# start of DATA SHOWN

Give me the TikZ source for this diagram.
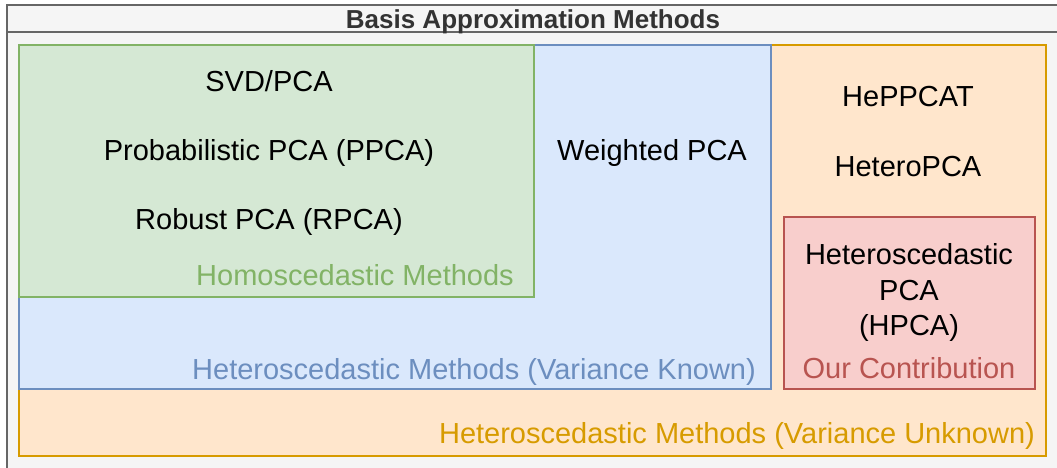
\documentclass[tikz,border=0pt]{standalone}
\usepackage{fontspec}
\setmainfont{Liberation Sans}
\definecolor{bgfill}{HTML}{F5F5F5}
\definecolor{frameline}{HTML}{666666}
\definecolor{titlecol}{HTML}{333333}
\definecolor{orfill}{HTML}{FFE6CC}
\definecolor{orline}{HTML}{D79B00}
\definecolor{blfill}{HTML}{DAE8FC}
\definecolor{blline}{HTML}{6C8EBF}
\definecolor{grfill}{HTML}{D5E8D4}
\definecolor{grline}{HTML}{82B366}
\definecolor{rdfill}{HTML}{F8CECC}
\definecolor{rdline}{HTML}{B85450}
\tikzset{
  region/.style={draw, line width=1.3pt, rectangle, inner sep=0pt},
  item/.style={font=\fontsize{29}{35}\selectfont, text=black, inner sep=0pt, align=center, anchor=base},
  tag/.style={font=\fontsize{29}{35}\selectfont, inner sep=0pt, anchor=base},
}
\begin{document}
\begin{tikzpicture}[x=1pt,y=-1pt]
\useasboundingbox (0,0) rectangle (1057,467);
\begin{scope}
\clip (0,0) rectangle (1057,467);
\fill[white] (0,0) rectangle (1057,467);
\draw[frameline, fill=bgfill, line width=1.5pt] (7,5) rectangle (1070,480);
\draw[frameline, line width=1.5pt] (7,32) -- (1070,32);
\end{scope}
\node[font=\bfseries\fontsize{26}{30}\selectfont, text=titlecol, inner sep=0pt, anchor=base] (title) at (533,28) {Basis Approximation Methods};
% regions
\path[region, draw=orline, fill=orfill] (19,45) rectangle (1046,456);
\path[region, draw=blline, fill=blfill] (19,45) rectangle (771,389);
\path[region, draw=grline, fill=grfill] (19,45) rectangle (534,297);
\path[region, draw=rdline, fill=rdfill] (784,217) rectangle (1035,389);
% items
\node[item] (svd) at (269,91) {SVD/PCA};
\node[item] (ppca) at (269,160) {Probabilistic PCA (PPCA)};
\node[item] (rpca) at (269,229) {Robust PCA (RPCA)};
\node[tag, text=grline] (homo) at (355,285) {Homoscedastic Methods};
\node[item] (wpca) at (652,160) {Weighted PCA};
\node[tag, text=blline] (known) at (474,379) {Heteroscedastic Methods (Variance Known)};
\node[item] (heppcat) at (908,106) {HePPCAT};
\node[item] (hetero) at (908,176) {HeteroPCA};
\node[item, anchor=center, font=\fontsize{29}{35.5}\selectfont] (hpca) at (909,292.5) {Heteroscedastic\\PCA\\(HPCA)};
\node[tag, text=rdline] (ours) at (909,378) {Our Contribution};
\node[tag, text=orline] (unknown) at (737,443) {Heteroscedastic Methods (Variance Unknown)};
\end{tikzpicture}
\end{document}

# end of DATA SHOWN

TO BE DONE:
Reproduce the whole listing above word for word, but not its pictures.

FULL ANSWER:
Give me the TikZ source for this diagram.
\documentclass[tikz,border=0pt]{standalone}
\usepackage{fontspec}
\setmainfont{Liberation Sans}
\definecolor{bgfill}{HTML}{F5F5F5}
\definecolor{frameline}{HTML}{666666}
\definecolor{titlecol}{HTML}{333333}
\definecolor{orfill}{HTML}{FFE6CC}
\definecolor{orline}{HTML}{D79B00}
\definecolor{blfill}{HTML}{DAE8FC}
\definecolor{blline}{HTML}{6C8EBF}
\definecolor{grfill}{HTML}{D5E8D4}
\definecolor{grline}{HTML}{82B366}
\definecolor{rdfill}{HTML}{F8CECC}
\definecolor{rdline}{HTML}{B85450}
\tikzset{
  region/.style={draw, line width=1.3pt, rectangle, inner sep=0pt},
  item/.style={font=\fontsize{29}{35}\selectfont, text=black, inner sep=0pt, align=center, anchor=base},
  tag/.style={font=\fontsize{29}{35}\selectfont, inner sep=0pt, anchor=base},
}
\begin{document}
\begin{tikzpicture}[x=1pt,y=-1pt]
\useasboundingbox (0,0) rectangle (1057,467);
\begin{scope}
\clip (0,0) rectangle (1057,467);
\fill[white] (0,0) rectangle (1057,467);
\draw[frameline, fill=bgfill, line width=1.5pt] (7,5) rectangle (1070,480);
\draw[frameline, line width=1.5pt] (7,32) -- (1070,32);
\end{scope}
\node[font=\bfseries\fontsize{26}{30}\selectfont, text=titlecol, inner sep=0pt, anchor=base] (title) at (533,28) {Basis Approximation Methods};
% regions
\path[region, draw=orline, fill=orfill] (19,45) rectangle (1046,456);
\path[region, draw=blline, fill=blfill] (19,45) rectangle (771,389);
\path[region, draw=grline, fill=grfill] (19,45) rectangle (534,297);
\path[region, draw=rdline, fill=rdfill] (784,217) rectangle (1035,389);
% items
\node[item] (svd) at (269,91) {SVD/PCA};
\node[item] (ppca) at (269,160) {Probabilistic PCA (PPCA)};
\node[item] (rpca) at (269,229) {Robust PCA (RPCA)};
\node[tag, text=grline] (homo) at (355,285) {Homoscedastic Methods};
\node[item] (wpca) at (652,160) {Weighted PCA};
\node[tag, text=blline] (known) at (474,379) {Heteroscedastic Methods (Variance Known)};
\node[item] (heppcat) at (908,106) {HePPCAT};
\node[item] (hetero) at (908,176) {HeteroPCA};
\node[item, anchor=center, font=\fontsize{29}{35.5}\selectfont] (hpca) at (909,292.5) {Heteroscedastic\\PCA\\(HPCA)};
\node[tag, text=rdline] (ours) at (909,378) {Our Contribution};
\node[tag, text=orline] (unknown) at (737,443) {Heteroscedastic Methods (Variance Unknown)};
\end{tikzpicture}
\end{document}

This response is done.